US 12,032,590 B1
	Machine learning techniques for normalization of unstructured data into structured data
Abhay Shukla, Noida (IN); Sarosh S Shetty, Fairfax, VA (US); Swadeep Singh, Noida (IN); and John A Hancock, Rockville, MD (US)
Assigned to Optum, Inc., Minnetonka, MN (US)
Filed by Optum, Inc., Minnetonka, MN (US)
Filed on Dec. 28, 2022, as Appl. No. 18/090,098.
Int. Cl. G06F 16/25 (2019.01); G06F 16/28 (2019.01); G06F 18/2413 (2023.01)

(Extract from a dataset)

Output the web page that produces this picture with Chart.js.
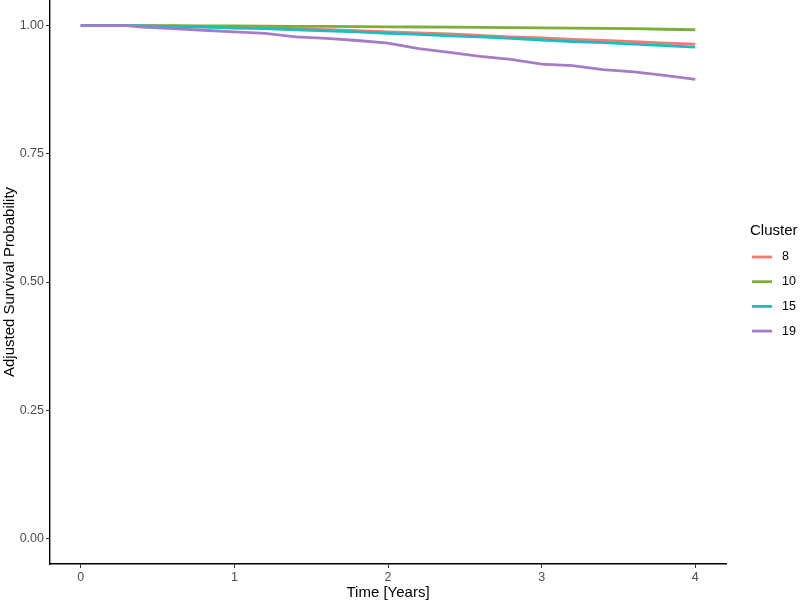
<!DOCTYPE html>
<html>
<head>
<meta charset="utf-8">
<script src="https://cdn.jsdelivr.net/npm/chart.js@4"></script>
<style>
  html, body { margin: 0; padding: 0; background: #fff; }
  #wrap { width: 800px; height: 602px; position: relative; }
</style>
</head>
<body>
<div id="wrap"><canvas id="survivalChart"></canvas></div>
<script>
// time points (years)
const times = [0, 0.3, 0.4, 0.6, 0.8, 1.0, 1.2, 1.4, 1.6, 1.8, 2.0, 2.2, 2.4, 2.6, 2.8, 3.0, 3.2, 3.4, 3.6, 3.8, 4.0];

// adjusted survival per cluster
const cluster8  = [1, 1, 0.9997, 0.999, 0.998, 0.997, 0.996, 0.994, 0.992, 0.990, 0.988, 0.986, 0.984, 0.981, 0.978, 0.976, 0.973, 0.971, 0.969, 0.966, 0.964];
const cluster10 = [1, 1, 1, 0.9998, 0.9996, 0.9993, 0.999, 0.9987, 0.9985, 0.998, 0.9977, 0.9973, 0.997, 0.9965, 0.996, 0.9955, 0.995, 0.9945, 0.994, 0.993, 0.992];
const cluster15 = [1, 1, 0.9995, 0.998, 0.997, 0.995, 0.994, 0.992, 0.990, 0.988, 0.985, 0.983, 0.980, 0.978, 0.975, 0.972, 0.969, 0.967, 0.964, 0.961, 0.958];
const cluster19 = [1, 1, 0.997, 0.994, 0.991, 0.988, 0.985, 0.978, 0.975, 0.971, 0.966, 0.955, 0.948, 0.940, 0.934, 0.925, 0.922, 0.914, 0.910, 0.903, 0.895];

const clusterNames = ['8', '10', '15', '19'];
const clusterColors = ['#F27A70', '#7CAE3A', '#1DBCC2', '#A67CC6'];
const xTicks = [0, 1, 2, 3, 4];
const yTicks = [0, 0.25, 0.5, 0.75, 1];

const FONT = '"Liberation Sans", Arial, sans-serif';

function toPoints(vals) {
  return times.map((t, i) => ({ x: t, y: vals[i] }));
}

const seriesVals = [cluster8, cluster10, cluster15, cluster19];
// later clusters sit on top, like the original
const datasets = seriesVals.map((vals, i) => ({
  label: clusterNames[i],
  data: toPoints(vals),
  borderColor: clusterColors[i],
  backgroundColor: clusterColors[i],
  borderWidth: 2.8,
  pointRadius: 0,
  tension: 0,
  fill: false,
  order: seriesVals.length - i
}));

// ggplot-style legend drawn on the right
const sideLegend = {
  id: 'sideLegend',
  afterDraw(chart) {
    const ctx = chart.ctx;
    ctx.save();
    ctx.fillStyle = '#000';
    ctx.textBaseline = 'middle';
    ctx.textAlign = 'left';
    ctx.font = '15px ' + FONT;
    ctx.fillText('Cluster', 750, 231);
    ctx.font = '12.5px ' + FONT;
    chart.data.datasets.forEach((ds, i) => {
      const y = 257 + i * 24.7;
      ctx.strokeStyle = ds.borderColor;
      ctx.lineWidth = 2.8;
      ctx.beginPath();
      ctx.moveTo(752, y);
      ctx.lineTo(772, y);
      ctx.stroke();
      ctx.fillStyle = '#000';
      ctx.fillText(ds.label, 782, y);
    });
    ctx.restore();
  }
};

new Chart(document.getElementById('survivalChart'), {
  type: 'line',
  data: { datasets: datasets },
  plugins: [sideLegend],
  options: {
    responsive: true,
    maintainAspectRatio: false,
    animation: false,
    layout: { padding: { top: 0, right: 74, bottom: 0, left: 0 } },
    plugins: {
      legend: { display: false },
      tooltip: { enabled: false }
    },
    scales: {
      x: {
        type: 'linear',
        min: -0.2,
        max: 4.2,
        afterBuildTicks: s => { s.ticks = xTicks.map(v => ({ value: v })); },
        afterFit: s => { s.height = 38; s.paddingLeft = 0; s.paddingRight = 0; },
        grid: { display: true, drawOnChartArea: false, drawTicks: true, tickLength: 4, color: '#333', lineWidth: 1 },
        border: { display: true, color: '#000', width: 1.4 },
        ticks: { color: '#4D4D4D', font: { family: FONT, size: 12.5 }, padding: 2, maxRotation: 0 },
        title: { display: true, text: 'Time [Years]', color: '#000', font: { family: FONT, size: 15 }, padding: { top: 0, bottom: 0 } }
      },
      y: {
        min: -0.05,
        max: 1.05,
        afterBuildTicks: s => { s.ticks = yTicks.map(v => ({ value: v })); },
        afterFit: s => { s.width = 50; s.paddingTop = 0; s.paddingBottom = 0; },
        grid: { display: true, drawOnChartArea: false, drawTicks: true, tickLength: 4, color: '#333', lineWidth: 1 },
        border: { display: true, color: '#000', width: 1.4 },
        ticks: { color: '#4D4D4D', font: { family: FONT, size: 12.5 }, padding: 2, callback: v => Number(v).toFixed(2) },
        title: { display: true, text: 'Adjusted Survival Probability', color: '#000', font: { family: FONT, size: 15 }, padding: { top: 1, bottom: 2 } }
      }
    }
  }
});
</script>
</body>
</html>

CPC G06F 16/258 (2019.01) [G06F 16/285 (2019.01); G06F 18/2413 (2023.01)]

20 Claims

1. A computer-implemented method for performing data standardization on unstructured data, the computer-implemented method comprising:

for each of one or more unstructured data elements of classification input data, generating, by a computing entity and using a natural language processing (NLP) machine learning model, an NLP candidate classification label;

for each of the one or more unstructured data elements, generating, by the computing entity and using a structured data classification machine learning model, a structured data candidate classification label associated with the unstructured data element based at least in part on structured data;

classifying, by the computing entity and using a common data classification machine learning model, each of the one or more unstructured data elements based at least in part on each NLP candidate classification label and each structured data candidate classification label, wherein classifying each of the one or more unstructured data elements comprises:

(a) determining a distance measure difference between a top-ranking synonymous word associated with the unstructured data element and a next top-ranking synonymous word associated with the unstructured data element,

(b) assigning a selected NLP candidate classification label to the unstructured data element based at least in part on the distance measure difference being above a threshold, and

(c) using, based at least in part on the distance measure difference being below the threshold, an ensemble machine learning model to:

(i) determine a top-ranking structured data candidate classification label matching a top-ranking NLP candidate classification label associated with the top-ranking synonymous word, and

(ii) for each instance of the top-ranking structured data candidate classification label that does not match the top-ranking NLP candidate classification label, generate an aggregate probability score based at least in part on the NLP candidate classification label and the structured data candidate classification label; and

initiating, by the computing entity, the performance of one or more prediction-based actions based at least in part on the classification of the one or more unstructured data elements.